I’ve been an injurer since i was 12 years old and i am at age 19 right now. I’ve never joined a blog, never really discussed it with anyone other than the therapist i use to go to. My family knows but we aren’t the kind of people to go into detail about things, we ignore as much as possible. I stopped for 2 years but started up again december 2008 when i moved into my boyfriends house. I wanna find a solution other than medication, other than being put into a hospital and other than talking to someone who doesn’t understand how i feel at all. Its now as easy as it may seem to stop injuring to some people.
I just wanna hear that someone understands my story, that i’m not crazy for feeling this way and that threes people out there who are going through the same emotions. This is the age in my life where i should be enjoying my adolescence. Going out like i use to. I’m 19 but i have the stress of a 30 something.
There’s only so long i can hold things in and i don’t wanna do something that will lead to bad.
i do understand. i feel the exact same way. i go to a phsyciatrist and take medication but it doesnt seem to help and it doesnt feel right. i try to talk to my friends about it but it never works out. it is ok to feel this way and be emotional. you arent crazy to SI. so many people do this and it is ok. why did u start injuring once u moved in with ur boyfriend? does he know about this?
it will all be ok. time will heal wounds
My boyfriend does know about this, i told him a few months into our relationship and we’ve been together for 2year nows.
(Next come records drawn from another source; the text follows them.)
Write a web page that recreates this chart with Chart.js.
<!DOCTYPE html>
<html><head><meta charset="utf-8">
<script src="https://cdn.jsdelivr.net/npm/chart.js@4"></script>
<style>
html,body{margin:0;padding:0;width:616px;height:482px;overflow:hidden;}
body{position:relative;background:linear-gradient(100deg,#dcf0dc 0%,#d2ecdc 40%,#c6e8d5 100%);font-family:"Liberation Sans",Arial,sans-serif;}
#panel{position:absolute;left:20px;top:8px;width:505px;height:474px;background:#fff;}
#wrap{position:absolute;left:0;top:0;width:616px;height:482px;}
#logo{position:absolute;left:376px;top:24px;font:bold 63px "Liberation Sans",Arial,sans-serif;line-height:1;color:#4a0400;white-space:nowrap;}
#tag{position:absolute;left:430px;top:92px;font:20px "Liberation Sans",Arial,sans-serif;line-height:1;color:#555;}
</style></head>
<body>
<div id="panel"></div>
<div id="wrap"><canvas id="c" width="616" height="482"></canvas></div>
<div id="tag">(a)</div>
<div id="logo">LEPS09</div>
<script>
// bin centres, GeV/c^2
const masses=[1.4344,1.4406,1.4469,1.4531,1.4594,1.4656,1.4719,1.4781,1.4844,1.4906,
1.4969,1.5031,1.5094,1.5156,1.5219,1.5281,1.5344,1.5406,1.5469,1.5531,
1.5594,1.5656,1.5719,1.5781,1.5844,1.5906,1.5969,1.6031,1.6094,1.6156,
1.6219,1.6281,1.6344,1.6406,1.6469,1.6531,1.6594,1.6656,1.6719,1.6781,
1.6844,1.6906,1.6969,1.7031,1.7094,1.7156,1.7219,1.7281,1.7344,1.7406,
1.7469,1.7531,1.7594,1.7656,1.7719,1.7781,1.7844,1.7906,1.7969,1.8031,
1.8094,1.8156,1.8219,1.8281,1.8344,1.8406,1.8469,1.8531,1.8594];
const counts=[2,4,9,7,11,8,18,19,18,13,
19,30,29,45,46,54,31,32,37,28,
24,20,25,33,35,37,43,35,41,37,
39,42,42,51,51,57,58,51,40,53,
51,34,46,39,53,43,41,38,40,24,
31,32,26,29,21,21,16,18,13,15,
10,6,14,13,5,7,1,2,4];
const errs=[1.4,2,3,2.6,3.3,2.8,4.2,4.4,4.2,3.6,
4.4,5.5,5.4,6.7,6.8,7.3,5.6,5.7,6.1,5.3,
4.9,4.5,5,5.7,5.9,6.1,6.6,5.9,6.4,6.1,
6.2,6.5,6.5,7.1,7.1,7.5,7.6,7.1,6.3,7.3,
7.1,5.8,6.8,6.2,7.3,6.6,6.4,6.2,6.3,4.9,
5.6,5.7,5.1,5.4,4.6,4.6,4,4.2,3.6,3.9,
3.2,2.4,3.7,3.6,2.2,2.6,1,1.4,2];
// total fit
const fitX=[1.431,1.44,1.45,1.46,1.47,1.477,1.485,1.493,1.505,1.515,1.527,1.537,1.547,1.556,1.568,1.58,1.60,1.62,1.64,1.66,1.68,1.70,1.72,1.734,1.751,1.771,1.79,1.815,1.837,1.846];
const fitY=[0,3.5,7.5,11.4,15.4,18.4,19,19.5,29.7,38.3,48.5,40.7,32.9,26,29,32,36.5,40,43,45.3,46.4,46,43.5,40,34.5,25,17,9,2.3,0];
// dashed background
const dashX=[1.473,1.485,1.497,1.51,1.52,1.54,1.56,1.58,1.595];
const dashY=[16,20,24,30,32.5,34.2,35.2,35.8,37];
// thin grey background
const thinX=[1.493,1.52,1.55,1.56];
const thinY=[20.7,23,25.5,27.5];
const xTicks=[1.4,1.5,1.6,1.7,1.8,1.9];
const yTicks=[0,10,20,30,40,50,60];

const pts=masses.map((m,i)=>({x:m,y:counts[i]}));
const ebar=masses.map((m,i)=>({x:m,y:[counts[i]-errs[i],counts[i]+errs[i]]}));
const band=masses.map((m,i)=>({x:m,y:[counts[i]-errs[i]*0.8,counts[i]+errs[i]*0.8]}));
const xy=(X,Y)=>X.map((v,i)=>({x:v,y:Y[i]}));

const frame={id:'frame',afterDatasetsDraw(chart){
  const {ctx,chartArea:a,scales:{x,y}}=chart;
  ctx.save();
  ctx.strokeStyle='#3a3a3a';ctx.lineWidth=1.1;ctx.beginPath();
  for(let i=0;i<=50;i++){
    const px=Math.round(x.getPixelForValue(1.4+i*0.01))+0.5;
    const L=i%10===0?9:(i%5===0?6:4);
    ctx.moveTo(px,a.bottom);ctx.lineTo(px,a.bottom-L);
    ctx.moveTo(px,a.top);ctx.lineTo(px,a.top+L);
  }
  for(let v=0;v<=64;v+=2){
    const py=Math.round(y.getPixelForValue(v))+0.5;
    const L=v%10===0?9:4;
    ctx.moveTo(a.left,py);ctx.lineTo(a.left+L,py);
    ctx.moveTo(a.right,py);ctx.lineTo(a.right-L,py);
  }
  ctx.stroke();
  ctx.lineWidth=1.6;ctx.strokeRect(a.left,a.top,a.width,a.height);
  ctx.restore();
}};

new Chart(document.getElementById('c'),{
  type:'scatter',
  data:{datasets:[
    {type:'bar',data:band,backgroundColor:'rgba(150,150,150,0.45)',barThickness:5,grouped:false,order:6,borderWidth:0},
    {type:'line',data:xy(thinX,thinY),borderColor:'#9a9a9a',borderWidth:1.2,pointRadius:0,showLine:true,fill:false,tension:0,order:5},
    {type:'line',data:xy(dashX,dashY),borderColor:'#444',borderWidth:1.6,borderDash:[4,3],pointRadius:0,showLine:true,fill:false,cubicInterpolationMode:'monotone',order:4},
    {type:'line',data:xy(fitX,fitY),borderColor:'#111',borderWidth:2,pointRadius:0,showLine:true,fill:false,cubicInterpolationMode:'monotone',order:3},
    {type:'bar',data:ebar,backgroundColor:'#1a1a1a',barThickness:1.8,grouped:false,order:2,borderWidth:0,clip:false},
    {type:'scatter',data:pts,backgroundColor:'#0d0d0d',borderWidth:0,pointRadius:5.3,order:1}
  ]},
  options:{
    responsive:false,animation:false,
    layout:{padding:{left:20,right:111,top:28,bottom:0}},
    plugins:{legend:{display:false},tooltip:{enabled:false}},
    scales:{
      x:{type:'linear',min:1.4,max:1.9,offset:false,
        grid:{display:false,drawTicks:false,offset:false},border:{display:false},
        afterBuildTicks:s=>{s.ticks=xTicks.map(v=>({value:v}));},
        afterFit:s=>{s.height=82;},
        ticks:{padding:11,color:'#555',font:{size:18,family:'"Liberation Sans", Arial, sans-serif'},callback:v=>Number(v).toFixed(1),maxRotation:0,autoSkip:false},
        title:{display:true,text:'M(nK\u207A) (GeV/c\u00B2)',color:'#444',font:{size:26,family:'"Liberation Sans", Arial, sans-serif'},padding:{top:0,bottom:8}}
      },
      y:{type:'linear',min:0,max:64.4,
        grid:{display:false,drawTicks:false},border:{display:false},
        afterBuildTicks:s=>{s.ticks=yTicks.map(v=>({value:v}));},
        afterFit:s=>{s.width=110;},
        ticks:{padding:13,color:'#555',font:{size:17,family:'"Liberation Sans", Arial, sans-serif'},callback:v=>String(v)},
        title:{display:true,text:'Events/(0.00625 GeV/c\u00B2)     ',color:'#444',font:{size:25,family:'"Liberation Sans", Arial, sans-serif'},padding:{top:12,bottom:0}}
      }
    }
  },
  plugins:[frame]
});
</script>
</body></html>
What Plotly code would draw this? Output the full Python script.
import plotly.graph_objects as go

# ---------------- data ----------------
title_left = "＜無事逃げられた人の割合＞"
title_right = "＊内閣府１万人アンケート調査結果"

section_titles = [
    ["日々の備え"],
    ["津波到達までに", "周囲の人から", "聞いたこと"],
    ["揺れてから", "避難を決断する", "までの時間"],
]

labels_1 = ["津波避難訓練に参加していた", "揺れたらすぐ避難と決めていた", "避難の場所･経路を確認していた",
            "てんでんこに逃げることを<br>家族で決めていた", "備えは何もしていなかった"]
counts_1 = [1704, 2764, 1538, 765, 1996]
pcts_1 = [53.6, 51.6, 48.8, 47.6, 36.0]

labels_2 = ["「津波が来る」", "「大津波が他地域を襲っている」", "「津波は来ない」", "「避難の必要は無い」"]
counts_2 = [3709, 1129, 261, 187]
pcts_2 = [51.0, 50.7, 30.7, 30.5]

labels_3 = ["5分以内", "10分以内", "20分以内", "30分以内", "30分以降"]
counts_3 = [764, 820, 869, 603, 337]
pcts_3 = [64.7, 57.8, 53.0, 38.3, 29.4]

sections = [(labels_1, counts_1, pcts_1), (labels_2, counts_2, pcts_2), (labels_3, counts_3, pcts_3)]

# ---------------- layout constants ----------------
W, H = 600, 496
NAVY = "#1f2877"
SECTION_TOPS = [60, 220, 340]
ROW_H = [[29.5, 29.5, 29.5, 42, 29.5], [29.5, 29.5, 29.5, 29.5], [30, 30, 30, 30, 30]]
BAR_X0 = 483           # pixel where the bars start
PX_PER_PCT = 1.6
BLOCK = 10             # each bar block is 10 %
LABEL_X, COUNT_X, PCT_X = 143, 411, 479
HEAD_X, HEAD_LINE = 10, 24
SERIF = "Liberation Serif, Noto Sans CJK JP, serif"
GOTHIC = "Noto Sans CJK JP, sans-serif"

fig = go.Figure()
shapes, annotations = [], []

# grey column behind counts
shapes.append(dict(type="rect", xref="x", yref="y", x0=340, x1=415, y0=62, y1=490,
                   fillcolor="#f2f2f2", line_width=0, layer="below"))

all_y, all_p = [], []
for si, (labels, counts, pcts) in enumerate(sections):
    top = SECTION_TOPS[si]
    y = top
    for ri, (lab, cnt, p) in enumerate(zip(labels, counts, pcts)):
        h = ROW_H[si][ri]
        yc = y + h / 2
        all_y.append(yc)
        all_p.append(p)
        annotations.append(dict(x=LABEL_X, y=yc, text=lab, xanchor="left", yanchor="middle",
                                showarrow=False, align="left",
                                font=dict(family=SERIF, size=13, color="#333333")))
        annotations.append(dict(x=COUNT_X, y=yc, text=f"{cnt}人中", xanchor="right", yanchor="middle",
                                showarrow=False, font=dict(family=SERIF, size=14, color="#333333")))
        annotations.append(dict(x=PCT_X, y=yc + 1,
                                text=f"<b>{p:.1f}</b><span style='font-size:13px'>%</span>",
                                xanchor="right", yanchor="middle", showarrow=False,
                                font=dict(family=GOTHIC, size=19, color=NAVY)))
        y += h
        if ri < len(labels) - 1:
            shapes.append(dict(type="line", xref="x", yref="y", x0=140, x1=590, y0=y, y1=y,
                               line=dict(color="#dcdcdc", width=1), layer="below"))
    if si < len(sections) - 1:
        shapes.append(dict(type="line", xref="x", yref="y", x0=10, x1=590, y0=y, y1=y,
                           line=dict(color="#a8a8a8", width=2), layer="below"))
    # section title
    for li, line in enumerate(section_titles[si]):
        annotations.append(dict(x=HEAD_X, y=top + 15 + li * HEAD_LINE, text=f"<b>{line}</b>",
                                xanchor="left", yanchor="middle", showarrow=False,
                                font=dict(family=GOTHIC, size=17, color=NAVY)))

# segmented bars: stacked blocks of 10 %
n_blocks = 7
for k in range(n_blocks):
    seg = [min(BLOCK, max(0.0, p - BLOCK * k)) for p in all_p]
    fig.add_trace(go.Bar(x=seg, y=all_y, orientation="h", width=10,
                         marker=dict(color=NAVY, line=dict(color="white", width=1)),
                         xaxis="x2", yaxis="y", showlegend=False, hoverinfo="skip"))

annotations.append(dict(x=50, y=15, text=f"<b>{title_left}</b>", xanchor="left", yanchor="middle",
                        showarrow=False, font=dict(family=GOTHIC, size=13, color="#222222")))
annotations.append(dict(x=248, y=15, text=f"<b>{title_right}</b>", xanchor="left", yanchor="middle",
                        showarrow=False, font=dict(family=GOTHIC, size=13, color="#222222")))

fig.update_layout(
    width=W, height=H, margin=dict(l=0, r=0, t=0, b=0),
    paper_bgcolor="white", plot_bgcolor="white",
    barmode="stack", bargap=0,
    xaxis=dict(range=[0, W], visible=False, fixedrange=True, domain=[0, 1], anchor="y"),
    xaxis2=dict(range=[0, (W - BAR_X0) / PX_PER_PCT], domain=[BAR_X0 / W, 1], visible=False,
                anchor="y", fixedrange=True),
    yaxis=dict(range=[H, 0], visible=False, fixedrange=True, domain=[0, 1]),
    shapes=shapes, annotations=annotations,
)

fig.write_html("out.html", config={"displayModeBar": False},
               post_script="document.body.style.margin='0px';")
With the stress of leaving my home, my family is an hr away i don’t see them much, and the stress of his parents, we don’t get along very well at all. I wasnt working at the time i had fear of not getting a job, just so many things came into play for me to start cutting again i could handle all of it. Plus the first thing that triggered it is at the time he had been neglectful and i cheated.
You aren’t crazy. Believe me. And you’ve come to the correct place, because we all understand, I assure you of that. When you say that people in hospitals, counselors, outsiders don’t understand, well, for the most part, you’re correct. But, they try hard to understand, because they care. Their liives are devoted to making you want to get better, and helping you along the way. The greatest advice I can give you, is to work with what you’ve got. If you take medication, embrace it. Although it has downfalls, its designed to make you feel at a norm. Just embrace your resources, take each day one day at a time, and you’ll be alright.
<3,rescue
I’m not on anything, i don’t take anything and i don’t see anyone. For me as a person and i’m only speaking for myself. To take medicine and go see someone is weak, if i can do it, i need to do it on my own for myself and not rely on someone or something else. I wasn’t raised to be dependent on other things and other people. I shouldn’t have to resort to resources that don’t work to get my help.
Taking medication, talking about your problems to a professional, they are not signs of weakness. People do these things every single day, and they lead normal lives sometimes, even. You don’t have to feel weak to do this, because all it does is help you. I just recently discovered my depression, and I’m allowing myself to be open to the medications or treatments that the doctors I’m about to see might throw at me. You have to be willing to help yourself, because really, that’s all this is…these people don’t want to catch you at a weak moment, they want to help you so you don’t constantly feel weak. You’re loved, and you should let the professionals prove that to you. You can’t do this alone, none of us can.